O primeiro homem era claramente o mais agressivo e sádico. Ele queria que as duas os acompanhassem para longe daquele lugar. Em um dado momento, Lais gritou pelo nome do porteiro. Este acordou e correu na direção delas. Os três assaltantes fugiram, levando dois telefones celulares e quatro reais. 

O porteiro imediatamente telefonou para a polícia militar, a qual apareceu uma hora depois. Isso tudo ocorreu no Batel, um bairro de classe média de Curitiba, muito próximo do centro da cidade. 

Enquanto Lais e amiga aguardavam pela polícia no apartamento, os pais da primeira estavam muito preocupados. O pai queria perseguir os assaltantes. A mãe estava angustiada.

Quando a viatura policial finalmente chegou, os dois policiais militares não desceram do carro. Ficaram apenas esperando, enquanto olhavam para o prédio. O porteiro avisou Lais, por interfone, que havia uma viatura do outro lado da rua. Ela desceu, acompanhada da amiga. 

Apenas Lais prestou depoimento. Ela teve que se agachar ao lado da viatura, pois os policiais se recusavam a sair do carro. O Boletim de Ocorrência foi preenchido em quinze minutos. O evento todo foi descrito em cinco linhas, com uma caligrafia graúda. [Posteriormente Lais soube que uma via do Boletim de Ocorrência ficaria disponível para ela em cinco dias úteis. Cinco dias úteis para emitir um documento de cinco linhas.]

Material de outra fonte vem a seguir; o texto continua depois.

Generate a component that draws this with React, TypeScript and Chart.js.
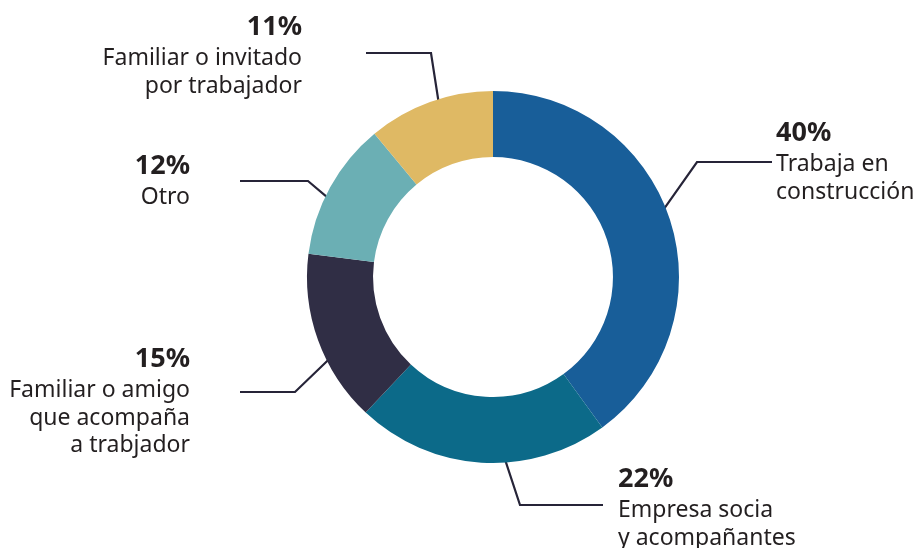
import React, { useEffect, useRef } from "react";
import { Chart, registerables } from "chart.js";

Chart.register(...registerables);

const CATEGORIES = [
  "Trabaja en construcción",
  "Empresa socia y acompañantes",
  "Familiar o amigo que acompaña a trabjador",
  "Otro",
  "Familiar o invitado por trabajador",
];
const LABEL_LINES = [
  ["Trabaja en", "construcción"],
  ["Empresa socia", "y acompañantes"],
  ["Familiar o amigo", "que acompaña", "a trabjador"],
  ["Otro"],
  ["Familiar o invitado", "por trabajador"],
];
const VALUES = [40, 22, 15, 12, 11];
const COLORS = ["#185E99", "#0C6A89", "#302E45", "#6BAFB4", "#DFB964"];

// label placement relative to the doughnut centre
const LAYOUT = [
  { align: "left", tx: 283, py: -136, elbow: [204, -115], end: 279, anchor: 0.48 },
  { align: "left", tx: 125, py: 210, elbow: [27, 228], end: 110, anchor: 0.41 },
  { align: "right", tx: -303, py: 90, elbow: [-198, 115], end: -253, anchor: 0.38 },
  { align: "right", tx: -303, py: -103, elbow: [-185, -96], end: -253, anchor: 0.42 },
  { align: "right", tx: -191, py: -242, elbow: [-62, -224], end: -127, anchor: 0.56 },
];

const FONT = '"Noto Sans", sans-serif';

const leaderPlugin = {
  id: "leaderLabels",
  beforeDatasetsDraw(chart: any) {
    const meta = chart.getDatasetMeta(0);
    const ctx = chart.ctx;
    ctx.save();
    ctx.strokeStyle = "#262438";
    ctx.lineWidth = 2.2;
    meta.data.forEach((arc: any, i: number) => {
      const p = arc.getProps(["x", "y", "startAngle", "endAngle", "outerRadius"], true);
      const L = LAYOUT[i];
      const a = p.startAngle + (p.endAngle - p.startAngle) * L.anchor;
      const r = p.outerRadius - 6;
      const ax = p.x + r * Math.cos(a);
      const ay = p.y + r * Math.sin(a);
      const ex = p.x + L.elbow[0];
      const ey = p.y + L.elbow[1];
      ctx.beginPath();
      ctx.moveTo(ax, ay);
      ctx.lineTo(ex, ey);
      ctx.lineTo(p.x + L.end, ey);
      ctx.stroke();
    });
    ctx.restore();
  },
  afterDraw(chart: any) {
    const meta = chart.getDatasetMeta(0);
    const ctx = chart.ctx;
    ctx.save();
    ctx.fillStyle = "#231F20";
    ctx.textBaseline = "alphabetic";
    meta.data.forEach((arc: any, i: number) => {
      const p = arc.getProps(["x", "y"], true);
      const L = LAYOUT[i];
      ctx.textAlign = L.align;
      const x = p.x + L.tx;
      let y = p.y + L.py;
      ctx.font = `bold 27px ${FONT}`;
      ctx.fillText(`${VALUES[i]}%`, x, y);
      y += 30;
      ctx.font = `23px ${FONT}`;
      LABEL_LINES[i].forEach((line) => {
        ctx.fillText(line, x, y);
        y += 27.5;
      });
    });
    ctx.restore();
  },
};

export default function App() {
  const ref = useRef<HTMLCanvasElement>(null);
  useEffect(() => {
    if (!ref.current) return;
    const chart = new Chart(ref.current, {
      type: "doughnut",
      data: {
        labels: CATEGORIES,
        datasets: [
          {
            data: VALUES,
            backgroundColor: COLORS,
            borderWidth: 0,
          },
        ],
      },
      options: {
        responsive: false,
        animation: false,
        cutout: "64.5%",
        layout: { padding: { top: 91, bottom: 85, left: 307, right: 238 } },
        plugins: {
          legend: { display: false },
          tooltip: { enabled: false },
        },
      },
      plugins: [leaderPlugin],
    });
    return () => chart.destroy();
  }, []);
  return (
    <div style={{ position: "absolute", left: 0, top: 0, width: 917, height: 548, background: "#fff" }}>
      <canvas ref={ref} width={917} height={548} style={{ display: "block" }} />
    </div>
  );
}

Quando o pai de Lais apareceu, os policiais finalmente desceram da viatura. Neste momento eles foram atenciosos. Segundo Lais, um dos policiais disse algo como "Curitiba está complicada. Sei que vocês são jovens e gostam de se divertir. Mas nunca voltem sozinhas. Peça para os pais buscarem vocês. Há casos de velhinhas que são cegadas, moças que são estupradas, pessoas que são aleijadas." 

A reação imediata da amiga e dos pais de Lais foi simplesmente concordarem com o policial. A mãe chegou a afirmar que a filha nem deveria ter saído de casa. 

A amiga de Lais sentia tanta vergonha que sequer queria conversar com policial algum. Isso porque ela usava um vestido com decote e estava fortemente maquiada. Certamente ela sabia que, nestas condições, sua credibilidade seria afetada. 

Lais não se conformou com essas reações. Afinal, os culpados eram os assaltantes e não elas! 

Posteriormente Lais conseguiu convencer os pais e a amiga de que elas não tinham motivo para vergonha alguma. Mas a reação imediata dessas pessoas, bem como dos policiais, demonstra claramente o absoluto domínio da cultura do medo em nosso país. 

Este é um blog focado em educação, com especial ênfase em matemática. No entanto, como estudar matemática em uma nação na qual as pessoas são reféns do medo? 

Janelas de residências em nosso país são cobertas por grades. Alarmes e cercas eletrificadas fazem parte do cotidiano. Em um país com impostos tão altos, não temos educação, nem saúde, nem justiça e nem segurança. 

É claro que este discurso já foi repetido milhares de vezes em milhares de veículos ao longo de milhares de ocasiões. Mas a cultura brasileira de se submeter ao medo todos os dias certamente alimenta a ineficiência dos serviços públicos.

Se não existe segurança em nossas ruas, isso não é culpa apenas de governos e da polícia. A culpa é também de todos aqueles que se submetem a este sistema. Se não existe educação de elevado padrão, isso é culpa de todos aqueles que não exigem nada melhor. Se não existe saúde pública de qualidade, isso é culpa de todos nós. Se não existe justiça, que façamos a justiça!

Lais reagiu. Sua reação poderia ter-lhe custado a vida. Mas ela reagiu! Ela não aceitou! E admirável é aquele que não se curva diante do medo. O Brasil precisa reagir. O Brasil precisa reagir. O Brasil precisa reagir.

Se o povo brasileiro, como um todo, não reagir de forma drástica contra a cultura do medo, continuaremos a contar com serviços públicos inaceitáveis para qualquer padrão civilizado. Afinal, vale observar que muitas horas depois do assalto a Lais, uma segunda viatura policial chegou à sua residência. Outros dois policiais militares, completamente desinformados, queriam registrar o Boletim de Ocorrência. Tarde demais.